TryHackMe Bookstore Writeup
A Beginner level box with basic web enumeration and REST API Fuzzing
Table of contents
Start
After starting the victim machine I started my Parrot VM on VirtualBox connected via OpenVPN to the tryhackme network and checked if I was really connected. With a Ping, I ensured that it was visible and the connection was established.
Enumeration
First I started with nmap [victim machine IP]
It shows a possible AIP on port 5000, A second nmap run nmap -sC -sV [victim machine IP]
gives a lot more detail. I was curious when I saw Werkzeug on port 5000. It seems some sort of a debugger was involved with a Patreon Hack in 2015. But first I tried every button and function on http://[victim machine IP]/ with no results, everything is basically a dummy. I searched with Gobbuster for interesting sub-directories but had no luck. A quick
gobuster dir -u http://[victim machine IP] -w /usr/share/wordlists/dirbuster/directory-list-2.3-medium.txt
shows nothing interesting. I checked http://[victim machine IP]:5000, and it reveals the used API called Foxy API. I Google searched the documentation of the API, but there wasn't anything helpful here. There was some kind of exploit with this API but I haven't tried that. Then I did another gobuster scan, this time on [victim machine IP]:5000.
gobuster dir -u http://[victim machine IP]:5000 -w /usr/share/wordlists/dirbuster/directory-list-2.3-medium.txt
The scan gave me with /api and /console two interesting sub-directories which I check out immediately. http://[victim machine IP]:5000/api/ gave me some Documentation, a nice find to play around with. http://[victim machine IP]:5000/console/ on the other hand gave me, what seems like a Python console in the browser. Unfortunately, the console is locked with a PIN code.
Gaining initial foothold
I tried to play around with the findings on the API Documentation page. But again had no luck. I tried wfuzz on the API's but it showed nothing new. While playing around I noticed /api/v2/ in the URl's and I wondered if v2 = version 2 and if so, some rest of version 1 still exists somewhere. So I kept fuzzing around until I had success with
wfuzz -u http://[vicitim machine IP]:5000/api/v1/resources/books?FUZZ=1 -w /usr/share/wordlists/dirbuster/directory-list-2.3-medium.txt --hc 404
which gave me a new parameter that I could try out. Maybe LFI (Local File Inclusion) is working, so I tried to get the bash history http://[victim machine IP]:5000/api/v1/resources/books?show=.bash_history which actually worked and gave me the needed pin for the console.

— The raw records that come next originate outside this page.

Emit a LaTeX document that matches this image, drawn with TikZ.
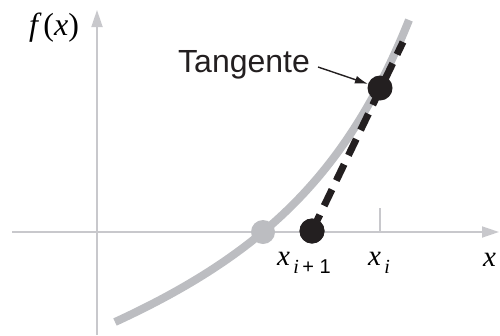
\documentclass[tikz,border=0pt]{standalone}
\usepackage{fontspec}
\setmainfont{Liberation Serif}
\setsansfont{Liberation Sans}
\usetikzlibrary{arrows.meta}
\definecolor{axisgray}{RGB}{200,200,204}
\definecolor{curvegray}{RGB}{188,189,193}
\definecolor{inkblack}{RGB}{35,31,32}
\tikzset{
  axisline/.style={draw=axisgray, line width=1.8pt, -{Triangle[length=17pt,width=11pt,fill=axisgray]}},
  curveline/.style={draw=curvegray, line width=8pt},
  blackdot/.style={circle, fill=inkblack, inner sep=0pt, minimum size=25pt},
  graydot/.style={circle, fill=curvegray, inner sep=0pt, minimum size=24pt},
  tangline/.style={draw=inkblack, line width=7pt, dash pattern=on 18pt off 10pt},
  mathlbl/.style={inner sep=0pt, anchor=base west, font=\fontsize{29}{30}\selectfont\itshape},
  sanslbl/.style={inner sep=0pt, anchor=base west, font=\fontsize{32}{34}\sffamily, text=inkblack}
}
\begin{document}
\begin{tikzpicture}[x=1pt,y=-1pt]
\useasboundingbox (0,0) rectangle (500,335);
% axes
\coordinate (yb) at (97,335);
\coordinate (yt) at (97,10);
\coordinate (xl) at (12,232);
\coordinate (xr) at (499,232);
\draw[axisline] (yb) -- (yt);
\draw[axisline] (xl) -- (xr);
% tick at x_i
\coordinate (tk1) at (380,208);
\coordinate (tk2) at (380,232);
\draw[draw=axisgray, line width=1.8pt] (tk1) -- (tk2);
% curve
\coordinate (c0) at (115,322);
\coordinate (c1) at (265,253);
\coordinate (c2) at (348,172);
\coordinate (c3) at (409,20);
\draw[curveline] (c0) .. controls (c1) and (c2) .. (c3);
% root point
\node[graydot] (r) at (263,232) {};
% tangent
\coordinate (tt) at (403,42);
\node[blackdot] (p1) at (312,231) {};
\draw[tangline] (p1.center) -- (tt);
\node[blackdot] (p2) at (380,88) {};
\node[blackdot] at (312,231) {};
% labels
\node[sanslbl] (tg) at (178,72) {Tangente};
\coordinate (ta) at (318,67);
\draw[draw=inkblack, line width=1.4pt, -{Latex[length=13pt,width=8pt]}] (ta) -- (p2);
\node[mathlbl, font=\fontsize{32}{34}\selectfont\itshape] (fx) at (29,35) {f\,\upshape(\itshape x\upshape)};
\node[mathlbl] (xi1) at (277,265) {x\raisebox{-8pt}{\fontsize{20}{22}\selectfont\,i\,\upshape\sffamily + 1}};
\node[mathlbl] (xi) at (368,265) {x\raisebox{-8pt}{\fontsize{20}{22}\selectfont\,i}};
\node[mathlbl] (xx) at (483,266) {x};
\end{tikzpicture}
\end{document}
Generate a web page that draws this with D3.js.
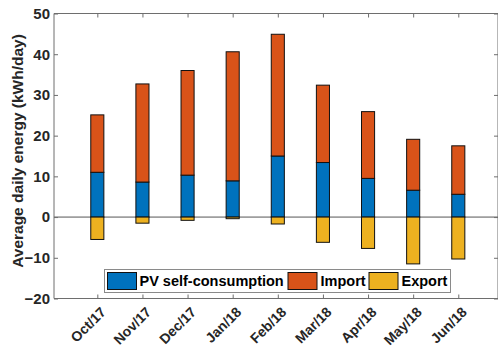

After I inserted the pin I had access to a Python console to play with. A reversed shell would be much appreciated now. I set up a Netcat listener on port 1234 on my attack machine and started Googling for a Python reversed shell. I found a a nice manual here: Python_Shell And was granted a shell as sid. With ls
I found the first flag in user.txt
Becoming Root
The other files where mostly uninteresting except for the try-harder. Trying ./try-harder
gave me a prompt to insert the magic number which I didn't have, so I guess I have to try harder... I kept searching for clues what the magic number might be, but there were none. Then I opened a simple Python server on the victim machine and wget it to my attack machine. I knew that with Ghidra you can reverse engineer Software. I didn't have any experience with Ghidra or reverse engineering. As many times, YouTube for the rescue. This Ghidra_Tutorial gave me enough information to reverse engineer the try-harder script. The magic number is the result of three XOR'd HEX numbers found in the code. Running the try-harder script again on the victim machine and inserting the magic number granted me root. in /root/root.txt I found the root and final flag.